» REQUIREMENT: Pictures excluded, return the lines below from the first through the line holding "color=[TEAL, ORANGE, NAVY], line_color=None)".

## Begin MATERIAL

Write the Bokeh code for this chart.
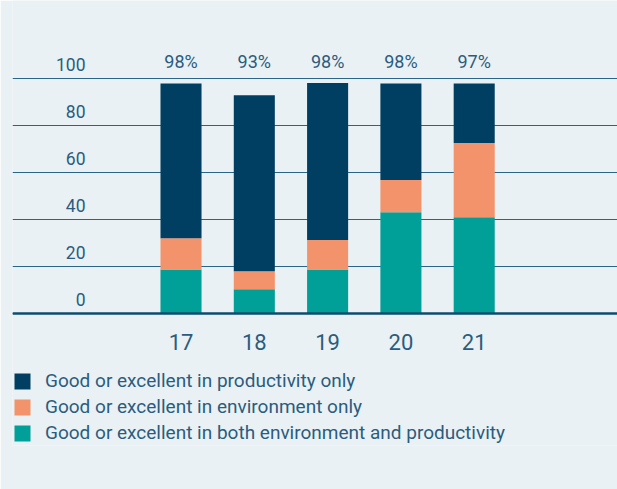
from bokeh.plotting import figure
from bokeh.models import ColumnDataSource, FixedTicker, Legend, LegendItem
from bokeh.embed import file_html
from bokeh.resources import INLINE
from bokeh.core.properties import value

# ---- data ----
years = ["17", "18", "19", "20", "21"]
both_env_prod = [18.7, 10.2, 18.7, 43.1, 40.9]
env_only = [13.3, 7.7, 12.5, 13.7, 31.7]
prod_only = [66.0, 75.1, 67.0, 41.2, 25.4]
total_labels = ["98%", "93%", "98%", "98%", "97%"]
y_ticks = [0, 20, 40, 60, 80, 100]
series_names = [
    "Good or excellent in productivity only",
    "Good or excellent in environment only",
    "Good or excellent in both environment and productivity",
]

# ---- style ----
BG = "#e9f1f4"
NAVY = "#013f62"
ORANGE = "#f3936b"
TEAL = "#009f97"
TEXT = "#2b5c7e"
GRID = "#2a6489"
FONT = "Roboto"

xs = list(range(len(years)))
src = ColumnDataSource(dict(x=xs, both=both_env_prod, env=env_only, prod=prod_only,
                            lab=total_labels, labely=[max(y_ticks)] * len(xs)))

p = figure(width=617, height=489, x_range=(-2.299, 5.955), y_range=(-56.4, 133.4),
           output_backend="svg", toolbar_location=None,
           min_border_left=12, min_border_right=0, min_border_top=0, min_border_bottom=44,
           background_fill_color=BG, border_fill_color=BG, outline_line_color=None)

rs = p.vbar_stack(["both", "env", "prod"], x="x", width=0.56, source=src,
                  color=[TEAL, ORANGE, NAVY], line_color=None)

# total labels above bars
p.text(x="x", y="labely", text="lab", source=src, text_align="center",
       text_baseline="alphabetic", y_offset=-17, text_font=value(FONT),
       text_font_size="18px", text_color=TEXT)

# y tick labels (sit above gridlines, inside the plotting area)
ysrc = ColumnDataSource(dict(y=y_ticks, t=[str(v) for v in y_ticks],
                             x=[-1.303] * len(y_ticks)))
p.text(x="x", y="y", text="t", source=ysrc, text_align="right",
       text_baseline="alphabetic", y_offset=-14, text_font=value(FONT),
       text_font_size="17.5px", text_color=TEXT)

p.yaxis.visible = False
p.xgrid.visible = False
p.ygrid.ticker = FixedTicker(ticks=y_ticks)
p.ygrid.grid_line_color = GRID
p.ygrid.grid_line_width = 1.2

ax = p.xaxis[0]
ax.fixed_location = 0
ax.ticker = FixedTicker(ticks=xs)
ax.major_label_overrides = {i: y for i, y in zip(xs, years)}
ax.axis_line_color = "#0d4c70"
ax.axis_line_width = 2.5
ax.major_tick_line_color = None
ax.minor_tick_line_color = None
ax.major_label_standoff = 15
ax.major_label_text_font = FONT
ax.major_label_text_font_size = "22px"
ax.major_label_text_color = TEXT

legend = Legend(items=[LegendItem(label=series_names[0], renderers=[rs[2]]),
                       LegendItem(label=series_names[1], renderers=[rs[1]]),
                       LegendItem(label=series_names[2], renderers=[rs[0]])],
                location=(0, 1), orientation="vertical",
                glyph_width=20, glyph_height=20, label_height=20, spacing=3,
                padding=0, margin=0, label_standoff=13,
                label_text_font=FONT, label_text_font_size="19px",
                label_text_color=TEXT, border_line_color=None,
                background_fill_alpha=0)
p.add_layout(legend)

open("out.html", "w").write(file_html(p, INLINE))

## End MATERIAL

» RESULT OF THIS EXERCISE:
Write the Bokeh code for this chart.
from bokeh.plotting import figure
from bokeh.models import ColumnDataSource, FixedTicker, Legend, LegendItem
from bokeh.embed import file_html
from bokeh.resources import INLINE
from bokeh.core.properties import value

# ---- data ----
years = ["17", "18", "19", "20", "21"]
both_env_prod = [18.7, 10.2, 18.7, 43.1, 40.9]
env_only = [13.3, 7.7, 12.5, 13.7, 31.7]
prod_only = [66.0, 75.1, 67.0, 41.2, 25.4]
total_labels = ["98%", "93%", "98%", "98%", "97%"]
y_ticks = [0, 20, 40, 60, 80, 100]
series_names = [
    "Good or excellent in productivity only",
    "Good or excellent in environment only",
    "Good or excellent in both environment and productivity",
]

# ---- style ----
BG = "#e9f1f4"
NAVY = "#013f62"
ORANGE = "#f3936b"
TEAL = "#009f97"
TEXT = "#2b5c7e"
GRID = "#2a6489"
FONT = "Roboto"

xs = list(range(len(years)))
src = ColumnDataSource(dict(x=xs, both=both_env_prod, env=env_only, prod=prod_only,
                            lab=total_labels, labely=[max(y_ticks)] * len(xs)))

p = figure(width=617, height=489, x_range=(-2.299, 5.955), y_range=(-56.4, 133.4),
           output_backend="svg", toolbar_location=None,
           min_border_left=12, min_border_right=0, min_border_top=0, min_border_bottom=44,
           background_fill_color=BG, border_fill_color=BG, outline_line_color=None)

rs = p.vbar_stack(["both", "env", "prod"], x="x", width=0.56, source=src,
                  color=[TEAL, ORANGE, NAVY], line_color=None)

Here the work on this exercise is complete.